→ Goal
Extract all lines containing "this".

--- begin Material for the task ---

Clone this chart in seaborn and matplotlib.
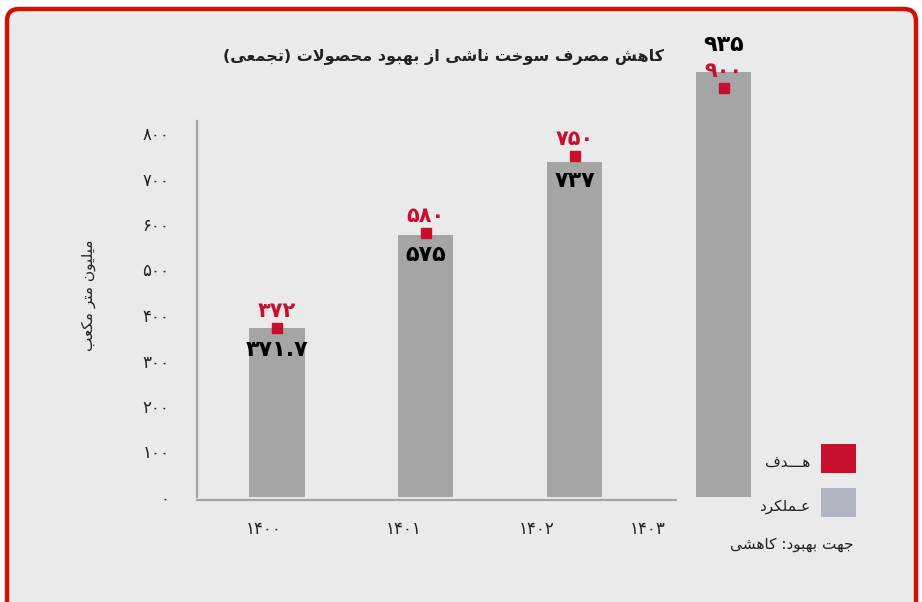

--- end Material for the task ---
--- begin Material for the task ---

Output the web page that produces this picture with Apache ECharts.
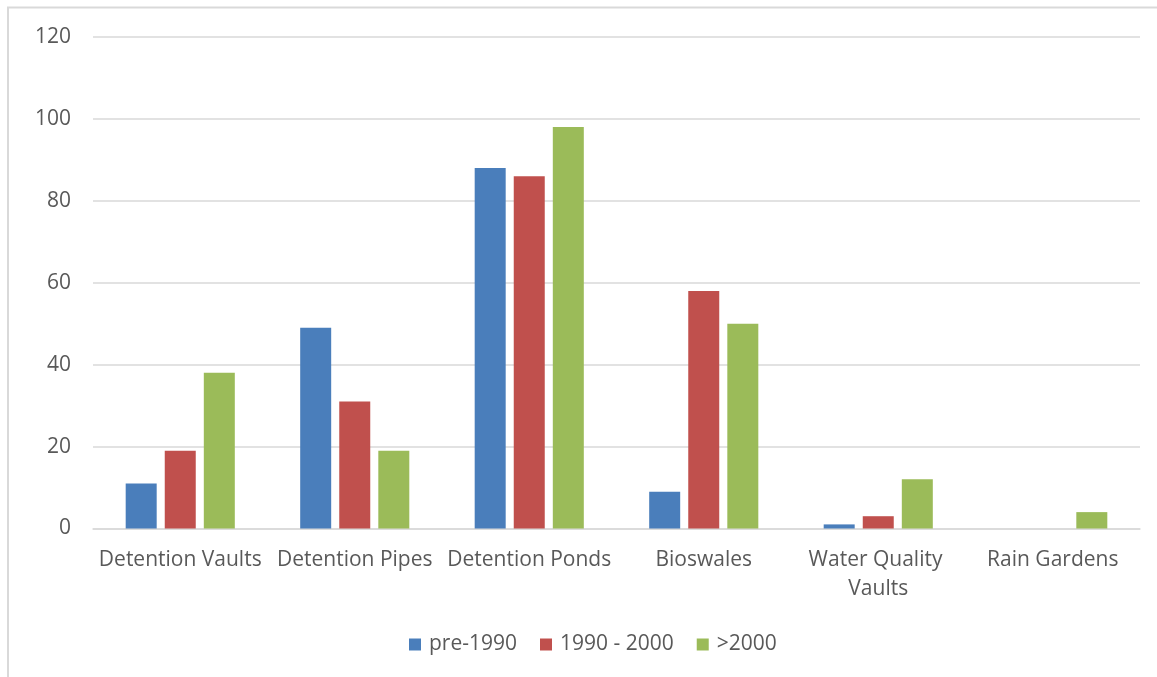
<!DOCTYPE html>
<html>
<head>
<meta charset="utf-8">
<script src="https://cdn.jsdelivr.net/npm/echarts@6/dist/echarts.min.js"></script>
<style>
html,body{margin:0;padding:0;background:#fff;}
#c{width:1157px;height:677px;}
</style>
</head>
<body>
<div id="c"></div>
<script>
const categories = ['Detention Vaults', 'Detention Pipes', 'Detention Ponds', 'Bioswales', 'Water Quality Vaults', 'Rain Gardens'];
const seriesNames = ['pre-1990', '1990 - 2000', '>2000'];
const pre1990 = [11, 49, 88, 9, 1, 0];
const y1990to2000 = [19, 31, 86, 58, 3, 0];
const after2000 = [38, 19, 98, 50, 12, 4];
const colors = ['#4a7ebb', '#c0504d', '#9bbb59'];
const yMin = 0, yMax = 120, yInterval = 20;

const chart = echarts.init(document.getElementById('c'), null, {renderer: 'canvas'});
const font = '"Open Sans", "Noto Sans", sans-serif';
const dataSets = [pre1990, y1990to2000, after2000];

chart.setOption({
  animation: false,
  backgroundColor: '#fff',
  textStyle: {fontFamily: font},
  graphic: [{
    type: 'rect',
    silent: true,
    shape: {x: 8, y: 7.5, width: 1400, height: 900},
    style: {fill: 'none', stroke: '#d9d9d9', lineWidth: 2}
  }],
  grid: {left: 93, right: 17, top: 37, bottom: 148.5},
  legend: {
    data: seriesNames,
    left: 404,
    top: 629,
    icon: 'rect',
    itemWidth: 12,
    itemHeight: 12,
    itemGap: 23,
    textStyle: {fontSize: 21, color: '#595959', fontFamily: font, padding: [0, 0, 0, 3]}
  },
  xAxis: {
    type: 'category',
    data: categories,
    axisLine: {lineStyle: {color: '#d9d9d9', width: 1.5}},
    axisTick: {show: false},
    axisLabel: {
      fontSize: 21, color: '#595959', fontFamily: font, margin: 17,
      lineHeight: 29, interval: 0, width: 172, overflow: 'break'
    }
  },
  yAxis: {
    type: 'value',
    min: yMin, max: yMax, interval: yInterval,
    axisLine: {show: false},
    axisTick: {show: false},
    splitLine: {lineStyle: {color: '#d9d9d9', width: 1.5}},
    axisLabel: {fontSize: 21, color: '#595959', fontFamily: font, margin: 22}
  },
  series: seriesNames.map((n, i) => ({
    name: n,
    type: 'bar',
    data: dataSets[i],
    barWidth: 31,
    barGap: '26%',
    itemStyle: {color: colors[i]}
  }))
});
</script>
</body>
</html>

--- end Material for the task ---

→ Response to the exercise
Clone this chart in seaborn and matplotlib.
Output the web page that produces this picture with Apache ECharts.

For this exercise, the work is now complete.